Most algebra students realize that they need to respect parentheses in mathematical expressions and equations in order to implement the correct order of operations which starts with parentheses, is followed by exponents, then by multiplication and division, and finally by addition and subtraction. They might also remember this with the acronym PEMDAS. The point of using parentheses is to actually override the default order of operations that would exist without them. For instance, in the expression 3 + 4 * 5, you have to do the multiplication first, getting 3 + 20 or 23; but if we instead have (3 + 4) * 5, you have to do the addition first, getting 7 * 5 or 35. In an expression like (x + 3)*(x + 2), we have to multiply all 4 terms (thus accounting for the FOIL rule). If we did not have parentheses, this expression would be x + 3x + 2 or 4x + 2 which is quite different and does not have a squared term.

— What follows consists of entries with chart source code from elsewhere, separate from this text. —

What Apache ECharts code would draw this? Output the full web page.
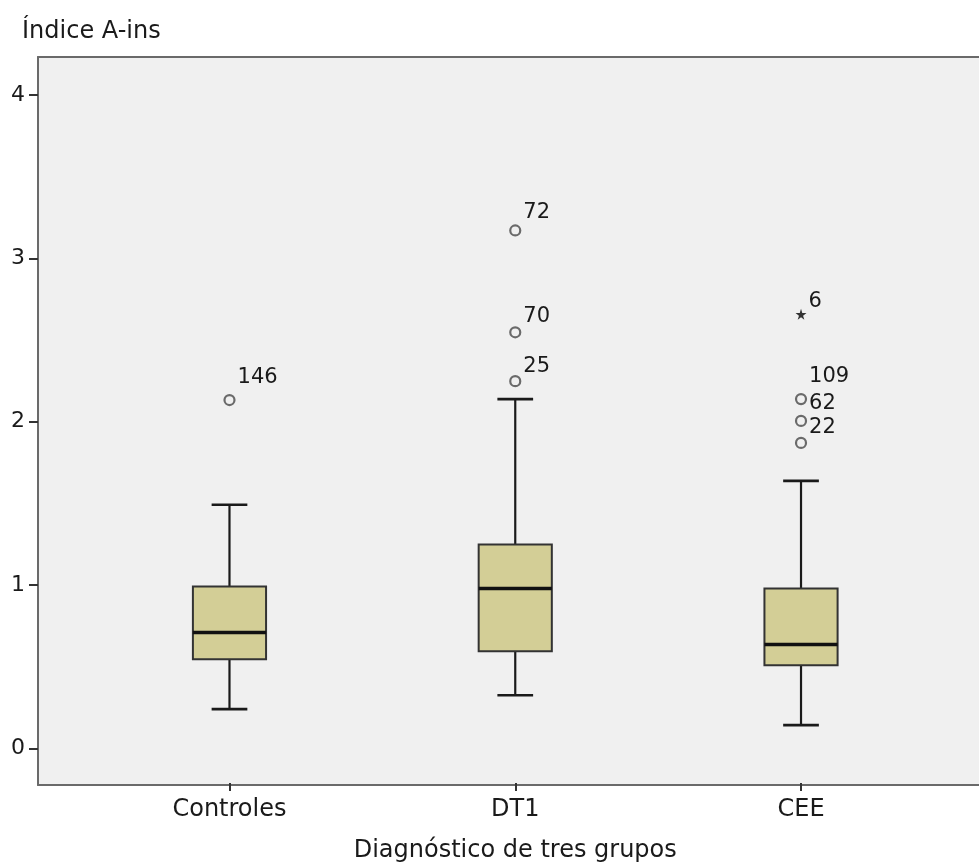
<!DOCTYPE html>
<html>
<head>
<meta charset="utf-8">
<script src="https://cdn.jsdelivr.net/npm/echarts@6/dist/echarts.min.js"></script>
<style>
html,body{margin:0;padding:0;background:#fff;}
#chart{width:979px;height:868px;}
</style>
</head>
<body>
<div id="chart"></div>
<script>
// ---- data ----
const categories = ['Controles', 'DT1', 'CEE'];
const whiskerLow = [0.230, 0.315, 0.132];
const q1 = [0.536, 0.585, 0.499];
const median = [0.701, 0.970, 0.627];
const q3 = [0.982, 1.240, 0.970];
const whiskerHigh = [1.484, 2.133, 1.631];
// outliers (circles): category index, value, case id
const outlierCat = [0, 1, 1, 1, 2, 2, 2];
const outlierVal = [2.127, 3.168, 2.543, 2.243, 2.133, 1.999, 1.864];
const outlierId = ['146', '72', '70', '25', '109', '62', '22'];
// extremes (stars)
const extremeCat = [2];
const extremeVal = [2.653];
const extremeId = ['6'];
const yTicks = [0, 1, 2, 3, 4];

// ---- style ----
const FONT = 'DejaVu Sans';
const yMin = -0.2234, yMax = 4.2326;
const FRAME = {color: '#6a6a6a', width: 2};
const labelDy = {'146': -23, '109': -23, '72': -18, '70': -16, '25': -15, '62': -17, '22': -15, '6': -13};

const boxRows = categories.map((c, i) => [i, whiskerLow[i], q1[i], median[i], q3[i], whiskerHigh[i]]);
const outlierData = outlierCat.map((c, i) => ({value: [c, outlierVal[i]], name: outlierId[i],
  label: {offset: [2, labelDy[outlierId[i]] || -15]}}));
const extremeData = extremeCat.map((c, i) => ({value: [c, extremeVal[i]], name: extremeId[i],
  label: {offset: [2, labelDy[extremeId[i]] || -15]}}));

const chart = echarts.init(document.getElementById('chart'), null, {renderer: 'canvas'});

function renderBox(params, api) {
  const x = api.value(0);
  const pLo = api.coord([x, api.value(1)]);
  const pQ1 = api.coord([x, api.value(2)]);
  const pMed = api.coord([x, api.value(3)]);
  const pQ3 = api.coord([x, api.value(4)]);
  const pHi = api.coord([x, api.value(5)]);
  const band = api.size([1, 0])[0];
  const bw = band * 0.256;
  const cw = band * 0.125;
  const cx = pMed[0];
  const lineStyle = {stroke: '#1a1a1a', lineWidth: 2.2};
  return {
    type: 'group',
    children: [
      {type: 'line', shape: {x1: cx, y1: pHi[1], x2: cx, y2: pQ3[1]}, style: lineStyle},
      {type: 'line', shape: {x1: cx, y1: pQ1[1], x2: cx, y2: pLo[1]}, style: lineStyle},
      {type: 'line', shape: {x1: cx - cw / 2, y1: pHi[1], x2: cx + cw / 2, y2: pHi[1]}, style: {stroke: '#1a1a1a', lineWidth: 2.6}},
      {type: 'line', shape: {x1: cx - cw / 2, y1: pLo[1], x2: cx + cw / 2, y2: pLo[1]}, style: {stroke: '#1a1a1a', lineWidth: 2.6}},
      {type: 'rect', shape: {x: cx - bw / 2, y: pQ3[1], width: bw, height: pQ1[1] - pQ3[1]},
        style: {fill: '#d3ce96', stroke: '#333', lineWidth: 2}},
      {type: 'line', shape: {x1: cx - bw / 2, y1: pMed[1], x2: cx + bw / 2, y2: pMed[1]}, style: {stroke: '#111', lineWidth: 3.5}}
    ]
  };
}

const labelCommon = {
  show: true, position: 'right', distance: 0, formatter: '{b}',
  fontFamily: FONT, fontSize: 21, color: '#1a1a1a'
};

chart.setOption({
  animation: false,
  backgroundColor: '#ffffff',
  title: {
    text: 'Índice A-ins', left: 17, top: 15,
    textStyle: {fontFamily: FONT, fontSize: 24, fontWeight: 'normal', color: '#1a1a1a'}
  },
  grid: [
    {left: 38, right: 0, top: 57, bottom: 83, show: true, backgroundColor: '#f0f0f0', borderWidth: 0},
    {left: 86.6, right: 35.1, top: 57, bottom: 83}
  ],
  xAxis: [
    {type: 'value', gridIndex: 0, position: 'bottom', min: 0, max: 1,
      axisLine: {show: true, onZero: false, lineStyle: FRAME},
      axisTick: {show: false}, axisLabel: {show: false}, splitLine: {show: false}},
    {type: 'category', gridIndex: 1, data: categories, boundaryGap: true,
      axisLine: {show: false, onZero: false},
      axisTick: {show: true, alignWithLabel: true, length: 8, lineStyle: {color: '#333', width: 2}},
      axisLabel: {margin: 15, fontFamily: FONT, fontSize: 24, color: '#1a1a1a'},
      splitLine: {show: false},
      name: 'Diagnóstico de tres grupos', nameLocation: 'middle', nameGap: 56,
      nameTextStyle: {fontFamily: FONT, fontSize: 24, color: '#1a1a1a'}},
    {type: 'value', gridIndex: 0, position: 'top', min: 0, max: 1,
      axisLine: {show: true, onZero: false, lineStyle: FRAME},
      axisTick: {show: false}, axisLabel: {show: false}, splitLine: {show: false}}
  ],
  yAxis: [
    {type: 'value', gridIndex: 0, min: yMin, max: yMax,
      axisLine: {show: true, onZero: false, lineStyle: FRAME},
      axisTick: {show: true, length: 9, customValues: yTicks, lineStyle: {color: '#333', width: 2}},
      axisLabel: {show: true, margin: 13, customValues: yTicks, fontFamily: FONT, fontSize: 22, color: '#1a1a1a'},
      splitLine: {show: false}},
    {type: 'value', gridIndex: 1, min: yMin, max: yMax, show: false, splitLine: {show: false}}
  ],
  series: [
    {type: 'custom', xAxisIndex: 1, yAxisIndex: 1, data: boxRows, renderItem: renderBox,
      encode: {x: 0, y: [1, 2, 3, 4, 5]}, z: 2},
    {type: 'scatter', xAxisIndex: 1, yAxisIndex: 1, data: outlierData, symbol: 'circle', symbolSize: 10,
      itemStyle: {color: '#f0f0f0', borderColor: '#6a6a6a', borderWidth: 2.2, opacity: 1},
      label: labelCommon, z: 3},
    {type: 'scatter', xAxisIndex: 1, yAxisIndex: 1, data: extremeData,
      symbol: 'path://M50,0 L61,35 L98,35 L68,57 L79,91 L50,70 L21,91 L32,57 L2,35 L39,35 Z',
      symbolSize: 11, itemStyle: {color: '#333', opacity: 1},
      label: labelCommon, z: 3}
  ]
});
</script>
</body>
</html>
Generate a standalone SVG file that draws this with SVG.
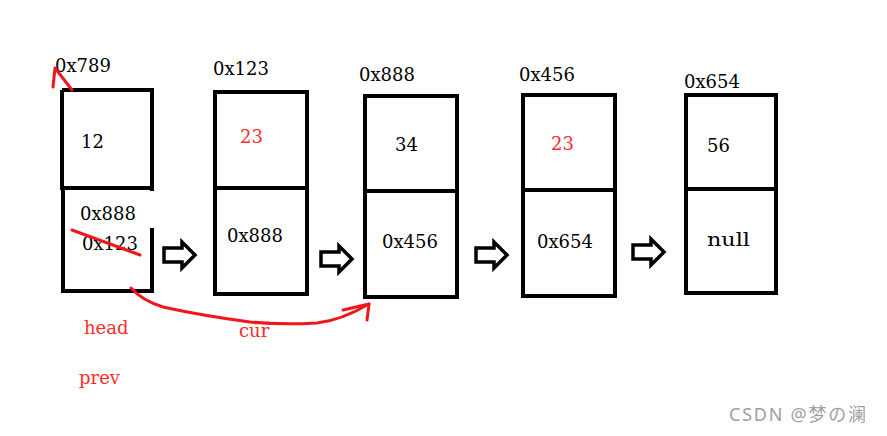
<svg xmlns="http://www.w3.org/2000/svg" width="887" height="436" viewBox="0 0 887 436">
<style>
.box{fill:none;stroke:#000;stroke-width:4}
.t{font-family:"DejaVu Serif","Liberation Serif",serif;font-size:18px;fill:#000}
.r{fill:#ff2a2a}
.red{fill:none;stroke:#f2161c;stroke-width:3;stroke-linecap:round;stroke-linejoin:round}
.ar{fill:#fff;stroke:#000;stroke-width:3.5;stroke-linejoin:miter}
.wm{font-family:"Noto Sans","Noto Sans CJK SC",sans-serif;font-size:18px;fill:#a0a0a0}
</style>
<defs>
<path id="hollow" d="M0,6 H18 V0 L31,13 L18,26 V20 H0 Z"/>
</defs>
<rect width="887" height="436" fill="#fff"/>
<g id="node1">
<path class="box" d="M62,90 H152 V191 M62,90 V188 H152 M63,188 V291 H152 V228"/>
<text class="t" x="55" y="72">0x789</text>
<text class="t" x="81" y="148">12</text>
<text class="t" x="80" y="220">0x888</text>
<text class="t" x="82" y="250">0x123</text>
</g>
<g id="node2">
<rect class="box" x="215" y="92" width="92" height="202"/>
<line class="box" x1="215" y1="188" x2="307" y2="188"/>
<text class="t" x="213" y="75">0x123</text>
<text class="t r" x="240" y="143">23</text>
<text class="t" x="227" y="242">0x888</text>
</g>
<g id="node3">
<rect class="box" x="365" y="96" width="92" height="201"/>
<line class="box" x1="365" y1="191" x2="457" y2="191"/>
<text class="t" x="359" y="81">0x888</text>
<text class="t" x="395" y="151">34</text>
<text class="t" x="382" y="248">0x456</text>
</g>
<g id="node4">
<rect class="box" x="523" y="95" width="92" height="201"/>
<line class="box" x1="523" y1="190" x2="615" y2="190"/>
<text class="t" x="519" y="81">0x456</text>
<text class="t r" x="551" y="150">23</text>
<text class="t" x="537" y="248">0x654</text>
</g>
<g id="node5">
<rect class="box" x="686" y="95" width="90" height="198"/>
<line class="box" x1="686" y1="189" x2="776" y2="189"/>
<text class="t" x="684" y="88">0x654</text>
<text class="t" x="707" y="152">56</text>
<text class="t" x="707" y="246" textLength="43" lengthAdjust="spacingAndGlyphs">null</text>
</g>
<g id="connectors">
<use href="#hollow" class="ar" transform="translate(164,242)"/>
<use href="#hollow" class="ar" transform="translate(321,246)"/>
<use href="#hollow" class="ar" transform="translate(476,242)"/>
<use href="#hollow" class="ar" transform="translate(633,239)"/>
<path class="red" d="M72,90 L55,68 M55,68 L53,87"/>
<path class="red" d="M72,230 L140,255"/>
<path class="red" d="M131,288 C140,298 150,303 163,307 C190,313 220,318 250,322 C280,325 300,324 317,323 C335,321 352,314 369,304"/>
<path class="red" d="M343,310 L369,304 L367,320"/>
</g>
<g id="labels">
<text class="t r" x="84" y="334">head</text>
<text class="t r" x="239" y="337">cur</text>
<text class="t r" x="79" y="384">prev</text>
</g>
<text class="wm" x="729" y="421" textLength="137">CSDN @梦の澜</text>
</svg>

However, many students don't realize that they sometimes need to add parentheses to an equation as a result of manipulations they do to it. Failure to do this gives incorrect answers.

Here is an example: We are given the equation x + 2 = y/5 and want to express y in terms of x. So, one wants to multiply both sides of the equation by 5. Some students make the mistake of then writing 5*x + 2 = y and then y = 5x + 2. But this is incorrect! When you multiply each side by 5, you need to multiply the entire left side by 5; to make sure you do this, you should surround x + 2 with parentheses before multiplying by 5. So, you should write 5*(x + 2) = y which results in y = 5x + 10.

Here is another example: We are given the equation x = 2/x-1 (where the / would actually be a horizontal line with x - 1 in the denominator). To solve for x, we need to multiply both sides by x - 1. But when we do this, we need to add parentheses around x - 1, getting (x - 1)*x = 2 which then gives x^2 - x = 2 which gives x^2 - x - 2 = 0 which can then be factored and solved for x (with solutions -1 and 2).

Note that in both cases we had to add parentheses around a sum of terms (where I use "sum" to include addition or subtraction of terms). This is typical. In both cases, we had to add parentheses because we were multiplying two items, one of which included two terms but did not initially have parentheses.

So, remember to add your own parentheses in situations like these to make sure you get the right answers.